Houghtaling v. Seminole Tribe of Florida

611 So. 2d 1235 | Fla. | 1993

611 So. 2d 1235 (1993)

Carole Francis HOUGHTALING, Petitioner,
v.
SEMINOLE TRIBE OF FLORIDA, Respondent.

No. 79177.

Supreme Court of Florida.

January 7, 1993.

H. Irene Higginbotham and Mary E. Mann of Acosta & Mann, St. Petersburg, for petitioner.

W. Douglas Berry and Melinda J. Brazel of Butler, Burnett & Pappas, Tampa, and Donald A. Orlovsky of Kamen & Orlovsky, P.A., West Palm Beach, for respondent.

Kimberly Sands, Academy of Florida Trial Lawyers, Daytona Beach, amicus curiae for Academy of Florida Trial Lawyers.

OVERTON, Justice.

We have for review Seminole Tribe v. Houghtaling, 589 So. 2d 1030 (Fla. 2d DCA 1991), in which the district court determined that Florida courts are without jurisdiction to resolve civil suits brought against the Seminole Tribe of Florida (Tribe) for an accident occurring on tribal property in Hillsborough County. The district court certified the following question as being of great public importance:

DOES SECTION 285.16, FLORIDA STATUTES (1989), PROVIDE FLORIDA COURTS WITH JURISDICTION TO RESOLVE CIVIL SUITS BROUGHT AGAINST THE SEMINOLE TRIBE?

Id. at 1033. We have jurisdiction. Art. V, § 3(b)(4), Fla. Const. We answer the question in the negative and approve the decision of the district court, holding that, under these circumstances, the Tribe is immune from suit.
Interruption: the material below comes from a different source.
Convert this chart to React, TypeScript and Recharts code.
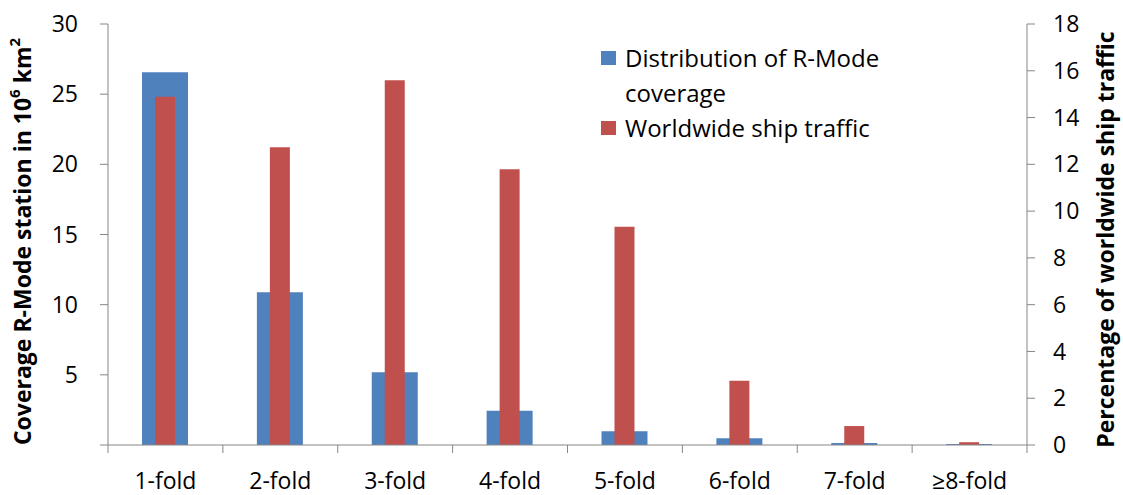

The relevant facts reflect that Carole Francis Houghtaling allegedly sustained an injury at the Tribe's bingo hall in Tampa. It is uncontroverted that the property on which she was injured is owned by the Tribe. In her complaint for personal injury, Houghtaling claimed that she was injured when she fell on the property. *1236 Houghtaling alleged that the Tribe had been negligent in maintaining the property and that such negligence was the proximate cause of her injuries. The Tribe filed a motion to dismiss on the ground that Florida courts lack subject matter jurisdiction. The circuit court denied the motion and the Tribe then filed a Petition for a Writ of Common Law Certiorari in the Second District Court of Appeal. The district court granted the writ and quashed the circuit court's order denying the Tribe's motion to dismiss. In its decision, the district court explained that Indian tribes historically have been viewed as possessing the same type of common law immunity from suit as that enjoyed by sovereign governmental entities. It determined that, while the grant of immunity has been the subject of criticism, particularly when an Indian tribe invokes its immunity after engaging in a commercial activity with non-Indians, the tribe is immune from suit under these circumstances because the record does not establish an explicit and unequivocal waiver of immunity under existing federal law and statutes. The district court relied, in part, on the decision of the Supreme Court of Alaska in Atkinson v. Haldane, 569 P.2d 151, 152 (Alaska 1977), in which that court extensively examined and reviewed the sovereign immunity of Indian tribes.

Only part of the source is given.